A narration of an incident or a series of events or an example of these that is or may be narrated, and is designed to interest, amuse, or instruct the reader or hearer.
There you have it! At its very core that is what a story is.
What is storytelling?
Now, this is where the waters tend to get a bit muddied. The concept of storytelling is rarely explained in alignment with what a story is. Let’s explore a possible definition.
> Storytelling is the conveying of events in words, images and sounds; sometimes embellished.
How is that different from the definition of a story? It’s very simple actually. A story is a noun. Storytelling is a verb. Their grammatical roots clearly outline their differences. Let’s incorporate that difference into a working definition of storytelling.
Storytelling is the process by which you tell a story. This could be through different mediums such as words, images or sounds.

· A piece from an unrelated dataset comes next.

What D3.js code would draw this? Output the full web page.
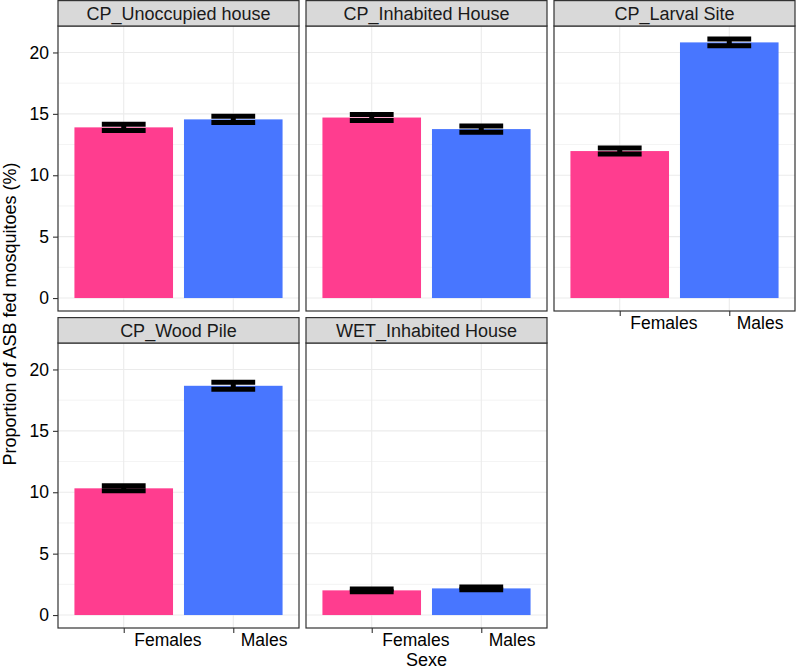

Why are stories and storytelling necessary and important tools?
Stories are a universal and innate way that we communicate with each other in our daily lives. When we tell a story, we are providing context that allows others to interpret our unique experiences. This allows them to relate to our unique experience and creates empathy between the two people.
As organizations, we are now appropriating this tactic, and with good reason.
Much of the work that non-profits are doing is not necessarily relatable to the average community member or supporter. To counter act this, we share the stories of the people we serve, the people who support us and the people who help us in the hopes that others will identify with some piece of that story and feel a connection to the organization (ie. creating empathy).
Think about this. Not using storytelling means that you are likely telling people a laundry list of services/programs your non-profit provides. Some of which they may or may not understand, and they definitely won’t be able to gather the impact of those services. But by telling a story, you can not only communicate the services/programs you provide, you can also articulate their impact. That is how someone truly understands what your non-profit is all about.